Exactly repeat the material, dropping only the pictures.
----- DATA PROVIDED -----
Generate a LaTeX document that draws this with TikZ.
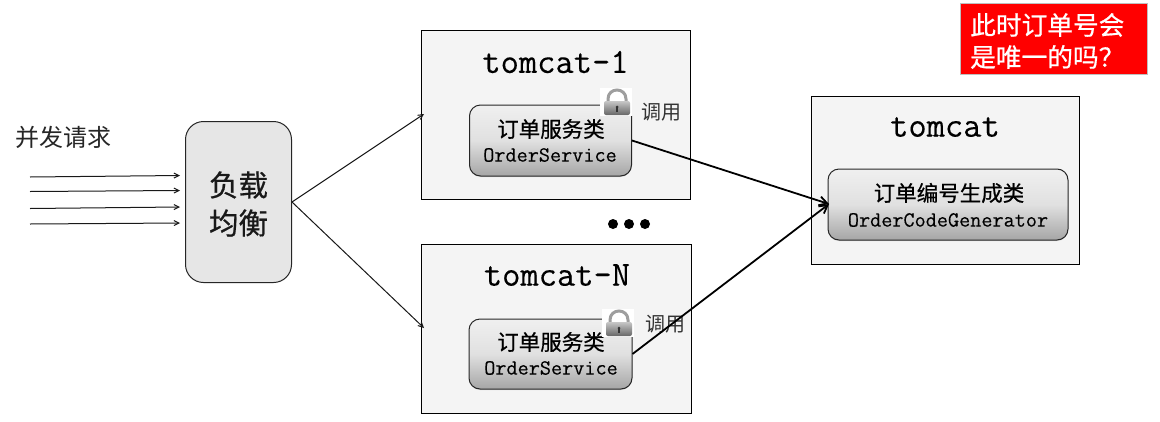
\documentclass[tikz,border=0pt]{standalone}
\usepackage{fontspec}
\usetikzlibrary{arrows.meta,shadows}
\setmainfont{Noto Sans CJK SC}
\newfontfamily\mono[FakeBold=0.25]{Latin Modern Mono}
\newfontfamily\cjkb[FakeBold=0.6]{Noto Sans CJK SC}
\definecolor{panel}{HTML}{F4F4F4}
\definecolor{lbfill}{HTML}{E6E6E6}
\definecolor{redbox}{HTML}{FF0000}
\tikzset{
  x=1pt,y=-1pt,
  panelbox/.style={draw=black,line width=1pt,fill=panel,minimum width=#1,anchor=north west,inner sep=0pt},
  svc/.style={draw=black!85,line width=1pt,rounded corners=11pt,top color=white!94!black,bottom color=black!35,middle color=black!12,inner sep=0pt,align=center,drop shadow={shadow xshift=0pt,shadow yshift=-1pt,opacity=.25}},
  titletxt/.style={font=\mono\fontsize{35.5}{36}\selectfont,text=black,inner sep=0pt},
  svccn/.style={font=\cjkb\fontsize{21.5}{24}\selectfont,text=black,inner sep=0pt},
  svcen/.style={font=\mono\fontsize{21.6}{24}\selectfont,text=black,inner sep=0pt},
  thinarrow/.style={-{Straight Barb[length=5pt,width=5pt]},line width=1pt,draw=black!90},
  thickarrow/.style={-{Straight Barb[length=8pt,width=9pt]},line width=1.8pt},
  cap1/.style={font=\fontsize{20}{20}\selectfont,text=black!80,inner sep=0pt},
  dotmark/.style={circle,fill=black,inner sep=0pt,minimum size=10pt}
}
\newcommand{\padlock}[2]{%
  \begin{scope}[shift={(#1,#2)}]
    \fill[white] (0,0) rectangle (32,28);
    \draw[line width=3pt,draw=black!38] (8,15) -- (8,11) .. controls (8,-1) and (26,-1) .. (26,11) -- (26,15);
    \shade[top color=black!22,middle color=black!55,bottom color=black!60,rounded corners=2pt] (4,13) rectangle (30,27);
    \fill[black!80] (17,19) circle (1.5pt);
    \fill[black!80] (16.3,19) rectangle (17.7,24);
  \end{scope}}
\begin{document}
\begin{tikzpicture}
\useasboundingbox (0,0) rectangle (1160,421);
\fill[white] (0,0) rectangle (1160,421);

% red box
\node[anchor=north west,fill=redbox,draw=black!25,line width=.6pt,minimum width=187pt,minimum height=71pt,inner sep=0pt] (note) at (960,3) {};
\node[text=white,font=\cjkb\fontsize{25.7}{32}\selectfont,align=left,inner sep=0pt,anchor=west] (notetxt) at (970,41) {此时订单号会\\是唯一的吗？};

% panels
\node[panelbox=269pt,minimum height=169pt] (t1) at (421,30) {};
\node[panelbox=270pt,minimum height=169pt] (tn) at (421,244) {};
\node[panelbox=268pt,minimum height=168pt] (tr) at (811,96) {};

\node[titletxt] (t1title) at (555.5,62) {tomcat-1};
\node[titletxt] (tntitle) at (557,275) {tomcat-N};
\node[titletxt] (trtitle) at (945,127) {tomcat};

% inner services
\node[svc,minimum width=162pt,minimum height=71pt] (s1) at (550.5,140.5) {};
\node[svccn] (s1cn) at (551,129) {订单服务类};
\node[svcen] (s1en) at (550,155) {OrderService};
\node[svc,minimum width=163pt,minimum height=70pt] (sn) at (550.5,354) {};
\node[svccn] (sncn) at (551,342) {订单服务类};
\node[svcen] (snen) at (551,368) {OrderService};
\node[svc,minimum width=240pt,minimum height=71pt] (gen) at (948,204.5) {};
\node[svccn] (gencn) at (949,193) {订单编号生成类};
\node[svcen] (genen) at (948,220) {OrderCodeGenerator};

% locks
\padlock{600}{88}
\padlock{602}{309}

\node[cap1] (call1) at (661,112) {调用};
\node[cap1] (call2) at (665.5,324) {调用};

% load balancer
\node[draw=black!85,line width=1pt,fill=lbfill,rounded corners=18pt,minimum width=106pt,minimum height=161pt,inner sep=0pt,anchor=north west] (lb) at (185,121) {};
\node[font=\cjkb\fontsize{29.5}{38}\selectfont,align=center,inner sep=0pt,text=black!90] (lbtxt) at (238.5,204) {负载\\均衡};

% input
\node[font=\fontsize{24}{24}\selectfont,inner sep=0pt,text=black!85] (req) at (63.5,137) {并发请求};
\coordinate (a1) at (30,177);\coordinate (b1) at (180,175.5);
\coordinate (a2) at (30,191.5);\coordinate (b2) at (180,190.5);
\coordinate (a3) at (30,208.5);\coordinate (b3) at (180,207);
\coordinate (a4) at (30,224);\coordinate (b4) at (180,223);
\draw[thinarrow] (a1) -- (b1);
\draw[thinarrow] (a2) -- (b2);
\draw[thinarrow] (a3) -- (b3);
\draw[thinarrow] (a4) -- (b4);

% lb to tomcats
\draw[thinarrow] (lb.east) -- (424,114);
\draw[thinarrow] (lb.east) -- (424,328);

% calls
\coordinate (join) at (829,204);
\draw[thickarrow] (s1.east) -- (join);
\draw[thickarrow] (sn.east) -- (join);

% dots
\node[dotmark] (d1) at (613,224) {};
\node[dotmark] (d2) at (629,224) {};
\node[dotmark] (d3) at (645,224) {};
\end{tikzpicture}
\end{document}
-----
TASK OUTPUT:
Generate a LaTeX document that draws this with TikZ.
\documentclass[tikz,border=0pt]{standalone}
\usepackage{fontspec}
\usetikzlibrary{arrows.meta,shadows}
\setmainfont{Noto Sans CJK SC}
\newfontfamily\mono[FakeBold=0.25]{Latin Modern Mono}
\newfontfamily\cjkb[FakeBold=0.6]{Noto Sans CJK SC}
\definecolor{panel}{HTML}{F4F4F4}
\definecolor{lbfill}{HTML}{E6E6E6}
\definecolor{redbox}{HTML}{FF0000}
\tikzset{
  x=1pt,y=-1pt,
  panelbox/.style={draw=black,line width=1pt,fill=panel,minimum width=#1,anchor=north west,inner sep=0pt},
  svc/.style={draw=black!85,line width=1pt,rounded corners=11pt,top color=white!94!black,bottom color=black!35,middle color=black!12,inner sep=0pt,align=center,drop shadow={shadow xshift=0pt,shadow yshift=-1pt,opacity=.25}},
  titletxt/.style={font=\mono\fontsize{35.5}{36}\selectfont,text=black,inner sep=0pt},
  svccn/.style={font=\cjkb\fontsize{21.5}{24}\selectfont,text=black,inner sep=0pt},
  svcen/.style={font=\mono\fontsize{21.6}{24}\selectfont,text=black,inner sep=0pt},
  thinarrow/.style={-{Straight Barb[length=5pt,width=5pt]},line width=1pt,draw=black!90},
  thickarrow/.style={-{Straight Barb[length=8pt,width=9pt]},line width=1.8pt},
  cap1/.style={font=\fontsize{20}{20}\selectfont,text=black!80,inner sep=0pt},
  dotmark/.style={circle,fill=black,inner sep=0pt,minimum size=10pt}
}
\newcommand{\padlock}[2]{%
  \begin{scope}[shift={(#1,#2)}]
    \fill[white] (0,0) rectangle (32,28);
    \draw[line width=3pt,draw=black!38] (8,15) -- (8,11) .. controls (8,-1) and (26,-1) .. (26,11) -- (26,15);
    \shade[top color=black!22,middle color=black!55,bottom color=black!60,rounded corners=2pt] (4,13) rectangle (30,27);
    \fill[black!80] (17,19) circle (1.5pt);
    \fill[black!80] (16.3,19) rectangle (17.7,24);
  \end{scope}}
\begin{document}
\begin{tikzpicture}
\useasboundingbox (0,0) rectangle (1160,421);
\fill[white] (0,0) rectangle (1160,421);

% red box
\node[anchor=north west,fill=redbox,draw=black!25,line width=.6pt,minimum width=187pt,minimum height=71pt,inner sep=0pt] (note) at (960,3) {};
\node[text=white,font=\cjkb\fontsize{25.7}{32}\selectfont,align=left,inner sep=0pt,anchor=west] (notetxt) at (970,41) {此时订单号会\\是唯一的吗？};

% panels
\node[panelbox=269pt,minimum height=169pt] (t1) at (421,30) {};
\node[panelbox=270pt,minimum height=169pt] (tn) at (421,244) {};
\node[panelbox=268pt,minimum height=168pt] (tr) at (811,96) {};

\node[titletxt] (t1title) at (555.5,62) {tomcat-1};
\node[titletxt] (tntitle) at (557,275) {tomcat-N};
\node[titletxt] (trtitle) at (945,127) {tomcat};

% inner services
\node[svc,minimum width=162pt,minimum height=71pt] (s1) at (550.5,140.5) {};
\node[svccn] (s1cn) at (551,129) {订单服务类};
\node[svcen] (s1en) at (550,155) {OrderService};
\node[svc,minimum width=163pt,minimum height=70pt] (sn) at (550.5,354) {};
\node[svccn] (sncn) at (551,342) {订单服务类};
\node[svcen] (snen) at (551,368) {OrderService};
\node[svc,minimum width=240pt,minimum height=71pt] (gen) at (948,204.5) {};
\node[svccn] (gencn) at (949,193) {订单编号生成类};
\node[svcen] (genen) at (948,220) {OrderCodeGenerator};

% locks
\padlock{600}{88}
\padlock{602}{309}

\node[cap1] (call1) at (661,112) {调用};
\node[cap1] (call2) at (665.5,324) {调用};

% load balancer
\node[draw=black!85,line width=1pt,fill=lbfill,rounded corners=18pt,minimum width=106pt,minimum height=161pt,inner sep=0pt,anchor=north west] (lb) at (185,121) {};
\node[font=\cjkb\fontsize{29.5}{38}\selectfont,align=center,inner sep=0pt,text=black!90] (lbtxt) at (238.5,204) {负载\\均衡};

% input
\node[font=\fontsize{24}{24}\selectfont,inner sep=0pt,text=black!85] (req) at (63.5,137) {并发请求};
\coordinate (a1) at (30,177);\coordinate (b1) at (180,175.5);
\coordinate (a2) at (30,191.5);\coordinate (b2) at (180,190.5);
\coordinate (a3) at (30,208.5);\coordinate (b3) at (180,207);
\coordinate (a4) at (30,224);\coordinate (b4) at (180,223);
\draw[thinarrow] (a1) -- (b1);
\draw[thinarrow] (a2) -- (b2);
\draw[thinarrow] (a3) -- (b3);
\draw[thinarrow] (a4) -- (b4);

% lb to tomcats
\draw[thinarrow] (lb.east) -- (424,114);
\draw[thinarrow] (lb.east) -- (424,328);

% calls
\coordinate (join) at (829,204);
\draw[thickarrow] (s1.east) -- (join);
\draw[thickarrow] (sn.east) -- (join);

% dots
\node[dotmark] (d1) at (613,224) {};
\node[dotmark] (d2) at (629,224) {};
\node[dotmark] (d3) at (645,224) {};
\end{tikzpicture}
\end{document}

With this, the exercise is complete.